Friday, May 16, 2008

"Certain Girls" Jennifer Weiner

I've been waiting a long time to read this book. In fact I've had it on hold from my local library from 10/06/07, and I couldn't wait until it came in. I was fully prepared to be disappointed. That sounds bad, but let me explain. "Certain Girls" is Weiner's follow-up novel to her previous work "Good in Bed". I loved "Good in Bed". It has a special place on my bookshelf and I even chose that book as the one I took with me to the hospital when I had my son Jarek (you'd be amazed at how much reading you can do with a quiet, well-behaved newborn at your side). "Certain Girls" is the story of Cannie, the main character in "Good in Bed" 12 years after she's had her daughter Joy. She's married now, raising her daughter, living the good (safe) life. I thought that I wouldn't like this book because I loved the Cannie in her 20's from "Good in Bed" and I wasn't sure that I would like the older version (have I mentioned that I have issues with change?).

Thankfully, I was wrong, and I loved this book as much as her previous ones. The story is told from two perspectives: Cannie's, and her daughter Joy's. Joy is almost 13 now, and going through all of the things that teenagers normally experience, namely hating her overprotective, overbearing mother. Cannie is trying to balance married life with being a mother, and she's also dealing with the aftermath of the novel that she wrote when Joy was a baby, essentially as revenge on her ex-boyfriend who had left her pregnant and alone. To add to the things that Cannie's dealing with, her husband Peter wants to have a baby. Since Cannie is infertile following an accident that she had while pregnant with Joy, which caused her to come two months early, their options are adoption or hiring a surrogate, neither one an easy decision to be taken lightly.
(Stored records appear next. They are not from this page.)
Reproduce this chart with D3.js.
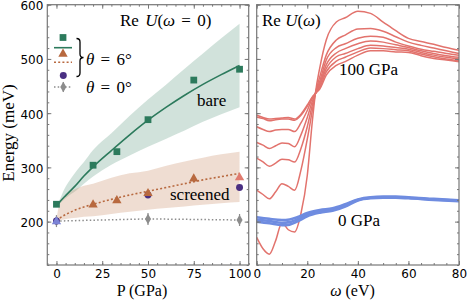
<!DOCTYPE html>
<html>
<head>
<meta charset="utf-8">
<script src="https://cdn.jsdelivr.net/npm/d3@7"></script>
<style>
  html, body { margin: 0; padding: 0; background: #fff; }
  svg { display: block; }
  .tick text { font-family: "DejaVu Sans", sans-serif; font-size: 12px; fill: #000; }
  .tick line { stroke: #777; }
  .lbl { font-family: "Liberation Serif", serif; font-size: 17px; fill: #000; }
</style>
</head>
<body>
<div id="chart"></div>
<script>
// ---- left panel data: Re U(w=0) vs pressure ----
const pBare = [0, 20, 33, 50, 75, 100];
const eBare = [232, 304, 329, 388, 461, 481];
const pScr = [0, 20, 33, 50, 75, 100];
const eScr = [201, 232, 240, 253, 280, 282];
const pCirc = [0, 50, 100];
const eCirc = [201, 249, 263];
const pZero = [0, 50, 100];
const eZero = [201, 205, 203];

// fitted curves
const pFit = [0, 2, 5, 8, 10, 15, 20, 30, 40, 50, 60, 70, 80, 90, 100];
const bareFit = [228, 237, 248, 258, 265, 284, 301, 331, 360, 387, 411, 433, 453, 471, 488];
const scrFit = [202, 207, 213, 218, 221, 227, 232, 241, 249, 256, 263, 270, 277, 283, 289];

const pBand = [0, 2, 4, 8, 11, 15, 20, 30, 40, 50, 60, 70, 80, 90, 100];
const bareHi = [228, 242, 258, 280, 294, 310, 332, 363, 395, 425, 453, 482, 510, 538, 565];
const bareLo = [228, 234, 240, 251, 258, 270, 283, 305, 322, 338, 353, 368, 384, 398, 411];
const scrHi = [203, 237, 244, 256, 261, 266, 270, 281, 289, 294, 303, 311, 318, 324, 329];
const scrLo = [202, 203, 204, 206, 207, 209, 210, 214, 218, 222, 225, 228, 231, 234, 236];

// ---- right panel data: Re U(w) ----
const omega = [0, 2.5, 5, 7.5, 10, 12.5, 15, 17.5, 20, 22, 23.2, 25, 27.5, 31.5, 35, 40, 45, 50, 55, 60, 65, 70, 75, 80];
const redCurves = [
  [171, 150, 140, 165, 198, 185, 181, 215, 285, 385, 436, 485, 535, 568, 576, 588, 584, 568, 552, 538, 532, 527, 521, 516],
  [258, 250, 242, 255, 270, 265, 258, 295, 352, 405, 436, 468, 507, 535, 544, 555, 556, 551, 541, 531, 525, 520, 515, 510],
  [317, 310, 302, 308, 315, 314, 310, 335, 375, 415, 436, 460, 498, 521, 528, 538, 542, 540, 531, 524, 518, 514, 510, 507],
  [346, 341, 335, 340, 345, 344, 338, 360, 392, 422, 436, 455, 489, 511, 519, 528, 533, 531, 526, 521, 515, 510, 506, 503],
  [375, 370, 366, 369, 370, 370, 366, 382, 405, 427, 436, 452, 482, 504, 510, 519, 525, 524, 521, 518, 512, 507, 503, 500],
  [396, 392, 389, 390, 391, 392, 389, 398, 415, 430, 436, 448, 476, 496, 503, 513, 520, 519, 517, 515, 509, 504, 500, 497],
  [393, 390, 386, 388, 389, 389, 387, 396, 413, 429, 436, 445, 470, 488, 495, 507, 515, 515, 513, 512, 506, 501, 498, 495]
];
const omegaBlue = [0, 5, 10, 13, 16, 20, 25, 30, 35, 40, 45, 50, 55, 60, 70, 80];
const blueCurves = [
  [208, 205, 203, 204, 208, 216, 221.5, 224.5, 232, 241, 245, 246, 246, 245, 242, 239.3],
  [204, 201, 198, 199, 204, 213, 219, 222, 230, 240, 244, 245, 245, 244, 241, 238.5],
  [200, 197, 193.5, 194.5, 200, 210, 216.5, 220, 228, 239, 243, 244, 244, 243, 240, 237.7]
];

const yTicks = [200, 300, 400, 500, 600];
const pTicks = [0, 25, 50, 75, 100];
const wTicks = [0, 20, 40, 60, 80];

const W = 467, H = 301;
const svg = d3.select('#chart').append('svg').attr('width', W).attr('height', H);

const yTop = 4.7, yBottom = 265;
const y = d3.scaleLinear().domain([120, 600]).range([yBottom, yTop]);
const xP = d3.scaleLinear().domain([-5, 105]).range([47.3, 248.7]);
const xW = d3.scaleLinear().domain([0, 80]).range([256.7, 459]);

const green = '#2c7a5c', orange = '#b8693f', purple = '#4a2f82', gray = '#8c8c8c';
const red = '#e2736d', blue = '#6f8ce0';

// frame with inward ticks on all four sides
function frame(x, xMaj, xMin, showYLabels) {
  const g = svg.append('g');
  const [x0, x1] = x.range();
  const yMin = d3.range(120, 601, 20);
  const axes = [
    [d3.axisBottom(x).tickValues(xMaj).tickSize(-4).tickPadding(4), `translate(0,${yBottom})`],
    [d3.axisBottom(x).tickValues(xMin).tickSize(-2).tickFormat(''), `translate(0,${yBottom})`],
    [d3.axisTop(x).tickValues(xMaj).tickSize(-4).tickFormat(''), `translate(0,${yTop})`],
    [d3.axisTop(x).tickValues(xMin).tickSize(-2).tickFormat(''), `translate(0,${yTop})`],
    [d3.axisLeft(y).tickValues(yTicks).tickSize(-4).tickPadding(4).tickFormat(showYLabels ? d3.format('d') : ''), `translate(${x0},0)`],
    [d3.axisLeft(y).tickValues(yMin).tickSize(-2).tickFormat(''), `translate(${x0},0)`],
    [d3.axisRight(y).tickValues(yTicks).tickSize(-4).tickFormat(''), `translate(${x1},0)`],
    [d3.axisRight(y).tickValues(yMin).tickSize(-2).tickFormat(''), `translate(${x1},0)`]
  ];
  axes.forEach(([ax, tr], k) => {
    const a = g.append('g').attr('transform', tr).call(ax);
    a.select('.domain').remove();
    if (k === 4) a.selectAll('text').attr('dy', '0.42em');
  });
  g.append('rect')
    .attr('x', x0).attr('y', yTop)
    .attr('width', x1 - x0).attr('height', yBottom - yTop)
    .attr('fill', 'none').attr('stroke', '#777').attr('stroke-width', 1.2);
}

// ---------- left panel ----------
const left = svg.append('g');
const area = (hi, lo) => d3.area()
  .x((d, i) => xP(pBand[i])).y0((d, i) => y(lo[i])).y1((d, i) => y(hi[i]))
  .curve(d3.curveMonotoneX)(pBand);

left.append('path').attr('d', area(bareHi, bareLo)).attr('fill', green).attr('fill-opacity', 0.22);
left.append('path').attr('d', area(scrHi, scrLo)).attr('fill', '#c98d6a').attr('fill-opacity', 0.3);

const fitLine = vals => d3.line().x((d, i) => xP(pFit[i])).y((d, i) => y(vals[i])).curve(d3.curveMonotoneX)(pFit);
left.append('path').attr('d', fitLine(bareFit)).attr('fill', 'none').attr('stroke', green).attr('stroke-width', 1.6);
left.append('path').attr('d', fitLine(scrFit)).attr('fill', 'none').attr('stroke', orange)
  .attr('stroke-width', 1.6).attr('stroke-dasharray', '2,2.2');

// theta = 0 dotted line
left.append('path')
  .attr('d', d3.line().x((d, i) => xP(pZero[i])).y((d, i) => y(eZero[i]))(pZero))
  .attr('fill', 'none').attr('stroke', gray).attr('stroke-width', 1.5).attr('stroke-dasharray', '1.5,2.2');

const sym = (type, size) => d3.symbol().type(type).size(size)();

// gray diamonds with small error bars
pZero.forEach((p, i) => {
  left.append('line').attr('x1', xP(p)).attr('x2', xP(p)).attr('y1', y(eZero[i]) - 6).attr('y2', y(eZero[i]) + 6)
    .attr('stroke', gray).attr('stroke-width', 1.2);
});
left.selectAll('.dia').data(pZero).enter().append('path')
  .attr('d', sym(d3.symbolDiamond, 32))
  .attr('transform', (d, i) => `translate(${xP(d)},${y(eZero[i])})`).attr('fill', gray);

left.selectAll('.sq').data(pBare).enter().append('path')
  .attr('d', sym(d3.symbolSquare, 46))
  .attr('transform', (d, i) => `translate(${xP(d)},${y(eBare[i])})`).attr('fill', green);

left.selectAll('.circ').data(pCirc).enter().append('path')
  .attr('d', sym(d3.symbolCircle, 38))
  .attr('transform', (d, i) => `translate(${xP(d)},${y(eCirc[i])})`).attr('fill', purple);

const triColor = p => p === 0 ? '#7b83d6' : (p === 100 ? '#e07a6e' : orange);
left.selectAll('.tri').data(pScr).enter().append('path')
  .attr('d', sym(d3.symbolTriangle, 38))
  .attr('transform', (d, i) => `translate(${xP(d)},${y(eScr[i]) + 0.5})`).attr('fill', d => triColor(d));

frame(xP, pTicks, d3.range(-5, 106, 5), true);

// legend
const lg = svg.append('g');
lg.append('path').attr('d', sym(d3.symbolSquare, 46)).attr('transform', 'translate(63,37.5)').attr('fill', green);
lg.append('line').attr('x1', 54).attr('x2', 72).attr('y1', 47.7).attr('y2', 47.7).attr('stroke', green).attr('stroke-width', 1.6);
lg.append('path').attr('d', sym(d3.symbolTriangle, 38)).attr('transform', 'translate(63,54)').attr('fill', orange);
lg.append('line').attr('x1', 54).attr('x2', 72).attr('y1', 62.3).attr('y2', 62.3).attr('stroke', orange)
  .attr('stroke-width', 1.6).attr('stroke-dasharray', '2,2.2');
lg.append('path').attr('d', sym(d3.symbolCircle, 38)).attr('transform', 'translate(63.3,75.5)').attr('fill', purple);
lg.append('line').attr('x1', 54).attr('x2', 72).attr('y1', 87).attr('y2', 87).attr('stroke', gray)
  .attr('stroke-width', 1.5).attr('stroke-dasharray', '1.5,2.2');
lg.append('line').attr('x1', 63.3).attr('x2', 63.3).attr('y1', 82).attr('y2', 92).attr('stroke', gray).attr('stroke-width', 1.2);
lg.append('path').attr('d', sym(d3.symbolDiamond, 32)).attr('transform', 'translate(63.3,87)').attr('fill', gray);
// curly brace
lg.append('path')
  .attr('d', 'M76.5,38.5 Q80,38.5 80,42 L80,54 Q80,57.5 83.5,57.5 Q80,57.5 80,61 L80,73 Q80,76.5 76.5,76.5')
  .attr('fill', 'none').attr('stroke', '#000').attr('stroke-width', 1.3);

function mathText(g, x, yy, parts) {
  const t = g.append('text').attr('class', 'lbl').attr('x', x).attr('y', yy);
  parts.forEach(([s, it]) => t.append('tspan').style('font-style', it ? 'italic' : 'normal').text(s));
  return t;
}
mathText(lg, 86, 64.5, [['θ', true], [' = 6°', false]]).style('word-spacing', '2px');
mathText(lg, 86, 93, [['θ', true], [' = 0°', false]]).style('word-spacing', '2px');

mathText(svg, 120, 26, [['Re ', false], ['U', true], ['(', false], ['ω', true], [' = 0)', false]]).style('word-spacing', '2px');
svg.append('text').attr('class', 'lbl').attr('x', 197).attr('y', 106).text('bare');
svg.append('text').attr('class', 'lbl').attr('x', 170).attr('y', 200).text('screened');

svg.append('text').attr('class', 'lbl').attr('text-anchor', 'middle')
  .attr('transform', 'translate(13.5,133) rotate(-90)').text('Energy (meV)');
svg.append('text').attr('class', 'lbl').attr('text-anchor', 'middle').attr('x', 142).attr('y', 296)
  .style('font-size', '16px').text('P (GPa)');

// ---------- right panel ----------
const right = svg.append('g');
const redLine = d3.line().x((d, i) => xW(omega[i])).y(d => y(d)).curve(d3.curveMonotoneX);
right.selectAll('.red').data(redCurves).enter().append('path')
  .attr('d', d => redLine(d)).attr('fill', 'none').attr('stroke', red).attr('stroke-width', 1.5);
const blueLine = d3.line().x((d, i) => xW(omegaBlue[i])).y(d => y(d)).curve(d3.curveMonotoneX);
right.selectAll('.blue').data(blueCurves).enter().append('path')
  .attr('d', d => blueLine(d)).attr('fill', 'none').attr('stroke', blue).attr('stroke-width', 2.6);

frame(xW, wTicks, d3.range(0, 81, 5), false);

mathText(svg, 262, 26, [['Re ', false], ['U', true], ['(', false], ['ω', true], [')', false]]);
svg.append('text').attr('class', 'lbl').attr('x', 339).attr('y', 74.5).text('100 GPa');
svg.append('text').attr('class', 'lbl').attr('x', 338).attr('y', 225.5).text('0 GPa');
mathText(svg, 352.5, 296, [['ω', true], [' (eV)', false]]).attr('text-anchor', 'middle').style('font-size', '16px');
</script>
</body>
</html>
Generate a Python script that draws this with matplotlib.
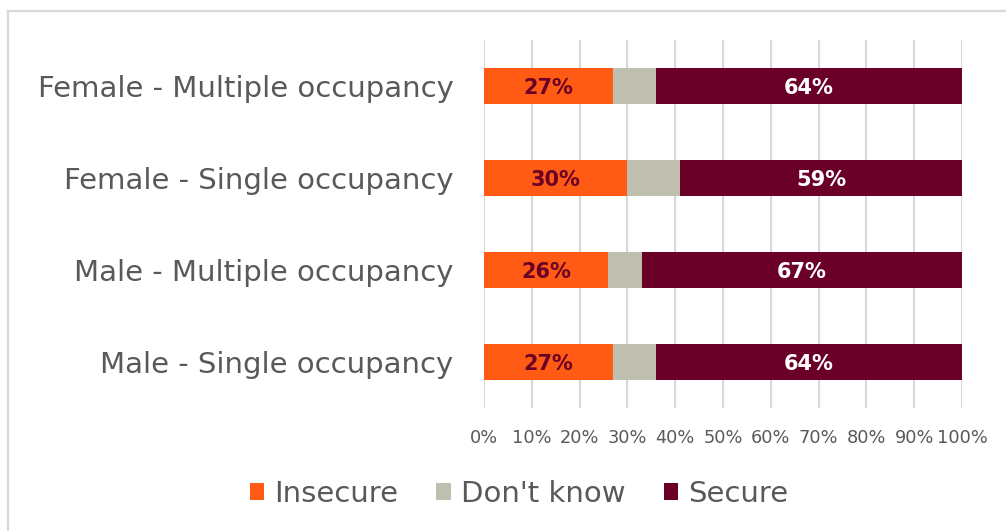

The rest of the novel follows these two as they survive everyday life with each other while forming a bond between mother and daughter that will last a lifetime. I'm not ashamed to say that I cried during this book, and not even during the parts that you would think you would cry. Weiner does such an effective job of conveying emotions such as teenage angst and motherly love that it really did bring me to tears (My three-year-old saw me crying and came up to me and said "Does Mommy have a boo-boo? I kiss it better!") Quite obviously I loved it, as both a mother and as a former teenager, and I can't recommend it enough. If you haven't already read it, I would suggest that you do, and soon!